● **EXERCISE OBJECTIVE**:
Skip the pictures and repeat each line of the data exactly.

--- start SOURCE EXCERPT ---

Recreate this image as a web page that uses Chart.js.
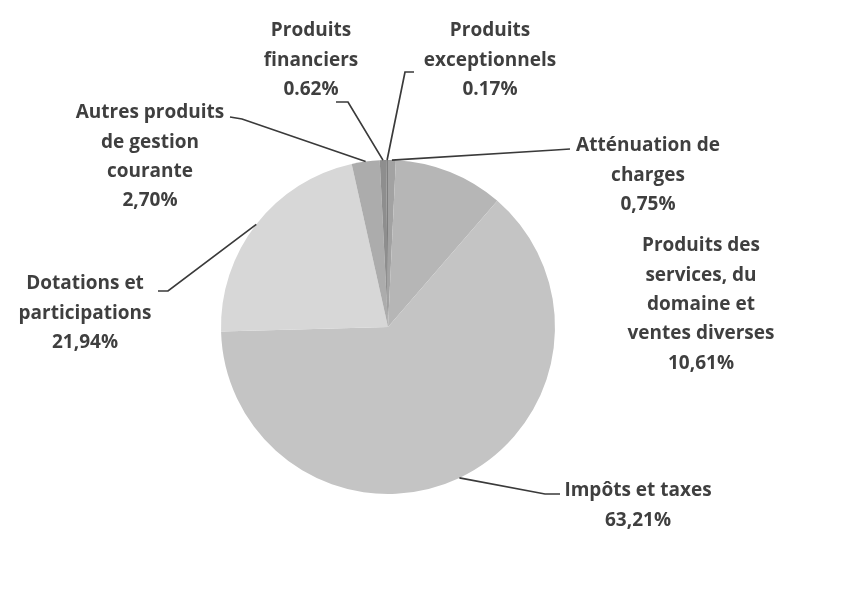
<!DOCTYPE html>
<html>
<head>
<meta charset="utf-8">
<script src="https://cdn.jsdelivr.net/npm/chart.js@4"></script>
<style>
html,body{margin:0;padding:0;background:#ffffff;}
#wrap{width:862px;height:611px;position:relative;}
</style>
</head>
<body>
<div id="wrap"><canvas id="c" width="862" height="611"></canvas></div>
<script>
// ---- Data ----
const categories = [
  "Atténuation de charges",
  "Produits des services, du domaine et ventes diverses",
  "Impôts et taxes",
  "Dotations et participations",
  "Autres produits de gestion courante",
  "Produits financiers",
  "Produits exceptionnels"
];
const shares = [0.75, 10.61, 63.21, 21.94, 2.70, 0.62, 0.17];
const shareLabels = ["0,75%", "10,61%", "63,21%", "21,94%", "2,70%", "0.62%", "0.17%"];
const labelLines = [
  ["Atténuation de", "charges"],
  ["Produits des", "services, du", "domaine et", "ventes diverses"],
  ["Impôts et taxes"],
  ["Dotations et", "participations"],
  ["Autres produits", "de gestion", "courante"],
  ["Produits", "financiers"],
  ["Produits", "exceptionnels"]
];
const sliceColors = ["#a2a2a2", "#b6b6b6", "#c4c4c4", "#d7d7d7", "#acacac", "#8e8e8e", "#7e7e7e"];

// ---- Label layout (text centre x, first line y, leader path) ----
const labelLayout = [
  {x: 648, y: 146, leader: [[555, 150], [570, 149]]},
  {x: 701, y: 246, leader: null},
  {x: 638, y: 491, leader: [[545, 494], [560, 494]]},
  {x: 85,  y: 284, leader: [[168, 291], [158, 291]]},
  {x: 150, y: 113, leader: [[242, 119], [230, 117]]},
  {x: 311, y: 31,  leader: [[348, 102], [336, 102]]},
  {x: 490, y: 31,  leader: [[405, 72], [414, 72]]}
];
const lineHeight = 29.3;

const labelPlugin = {
  id: 'outerLabels',
  afterDatasetsDraw(chart) {
    const ctx = chart.ctx;
    const meta = chart.getDatasetMeta(0);
    ctx.save();
    ctx.font = "700 19px 'Open Sans', 'DejaVu Sans', sans-serif";
    ctx.fillStyle = "#3f3f3f";
    ctx.textAlign = "center";
    ctx.textBaseline = "middle";
    meta.data.forEach((arc, i) => {
      const p = arc.getProps(['x', 'y', 'startAngle', 'endAngle', 'outerRadius'], true);
      const mid = (p.startAngle + p.endAngle) / 2;
      const ax = p.x + Math.cos(mid) * p.outerRadius;
      const ay = p.y + Math.sin(mid) * p.outerRadius;
      const L = labelLayout[i];
      if (L.leader) {
        ctx.beginPath();
        ctx.strokeStyle = "#3a3a3a";
        ctx.lineWidth = 1.7;
        ctx.moveTo(ax, ay);
        L.leader.forEach(pt => ctx.lineTo(pt[0], pt[1]));
        ctx.stroke();
      }
      const lines = labelLines[i].concat([shareLabels[i]]);
      lines.forEach((t, k) => {
        ctx.fillText(t, L.x, L.y + k * lineHeight);
      });
    });
    ctx.restore();
  }
};

new Chart(document.getElementById('c'), {
  type: 'pie',
  data: {
    labels: categories,
    datasets: [{
      data: shares,
      backgroundColor: sliceColors,
      borderWidth: 0
    }]
  },
  options: {
    responsive: false,
    animation: false,
    rotation: 0,
    layout: {padding: {left: 221, right: 307, top: 160, bottom: 117}},
    plugins: {
      legend: {display: false},
      tooltip: {enabled: false}
    }
  },
  plugins: [labelPlugin]
});
</script>
</body>
</html>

--- end SOURCE EXCERPT ---

● **ANSWER BELOW**:
Recreate this image as a web page that uses Chart.js.
<!DOCTYPE html>
<html>
<head>
<meta charset="utf-8">
<script src="https://cdn.jsdelivr.net/npm/chart.js@4"></script>
<style>
html,body{margin:0;padding:0;background:#ffffff;}
#wrap{width:862px;height:611px;position:relative;}
</style>
</head>
<body>
<div id="wrap"><canvas id="c" width="862" height="611"></canvas></div>
<script>
// ---- Data ----
const categories = [
  "Atténuation de charges",
  "Produits des services, du domaine et ventes diverses",
  "Impôts et taxes",
  "Dotations et participations",
  "Autres produits de gestion courante",
  "Produits financiers",
  "Produits exceptionnels"
];
const shares = [0.75, 10.61, 63.21, 21.94, 2.70, 0.62, 0.17];
const shareLabels = ["0,75%", "10,61%", "63,21%", "21,94%", "2,70%", "0.62%", "0.17%"];
const labelLines = [
  ["Atténuation de", "charges"],
  ["Produits des", "services, du", "domaine et", "ventes diverses"],
  ["Impôts et taxes"],
  ["Dotations et", "participations"],
  ["Autres produits", "de gestion", "courante"],
  ["Produits", "financiers"],
  ["Produits", "exceptionnels"]
];
const sliceColors = ["#a2a2a2", "#b6b6b6", "#c4c4c4", "#d7d7d7", "#acacac", "#8e8e8e", "#7e7e7e"];

// ---- Label layout (text centre x, first line y, leader path) ----
const labelLayout = [
  {x: 648, y: 146, leader: [[555, 150], [570, 149]]},
  {x: 701, y: 246, leader: null},
  {x: 638, y: 491, leader: [[545, 494], [560, 494]]},
  {x: 85,  y: 284, leader: [[168, 291], [158, 291]]},
  {x: 150, y: 113, leader: [[242, 119], [230, 117]]},
  {x: 311, y: 31,  leader: [[348, 102], [336, 102]]},
  {x: 490, y: 31,  leader: [[405, 72], [414, 72]]}
];
const lineHeight = 29.3;

const labelPlugin = {
  id: 'outerLabels',
  afterDatasetsDraw(chart) {
    const ctx = chart.ctx;
    const meta = chart.getDatasetMeta(0);
    ctx.save();
    ctx.font = "700 19px 'Open Sans', 'DejaVu Sans', sans-serif";
    ctx.fillStyle = "#3f3f3f";
    ctx.textAlign = "center";
    ctx.textBaseline = "middle";
    meta.data.forEach((arc, i) => {
      const p = arc.getProps(['x', 'y', 'startAngle', 'endAngle', 'outerRadius'], true);
      const mid = (p.startAngle + p.endAngle) / 2;
      const ax = p.x + Math.cos(mid) * p.outerRadius;
      const ay = p.y + Math.sin(mid) * p.outerRadius;
      const L = labelLayout[i];
      if (L.leader) {
        ctx.beginPath();
        ctx.strokeStyle = "#3a3a3a";
        ctx.lineWidth = 1.7;
        ctx.moveTo(ax, ay);
        L.leader.forEach(pt => ctx.lineTo(pt[0], pt[1]));
        ctx.stroke();
      }
      const lines = labelLines[i].concat([shareLabels[i]]);
      lines.forEach((t, k) => {
        ctx.fillText(t, L.x, L.y + k * lineHeight);
      });
    });
    ctx.restore();
  }
};

new Chart(document.getElementById('c'), {
  type: 'pie',
  data: {
    labels: categories,
    datasets: [{
      data: shares,
      backgroundColor: sliceColors,
      borderWidth: 0
    }]
  },
  options: {
    responsive: false,
    animation: false,
    rotation: 0,
    layout: {padding: {left: 221, right: 307, top: 160, bottom: 117}},
    plugins: {
      legend: {display: false},
      tooltip: {enabled: false}
    }
  },
  plugins: [labelPlugin]
});
</script>
</body>
</html>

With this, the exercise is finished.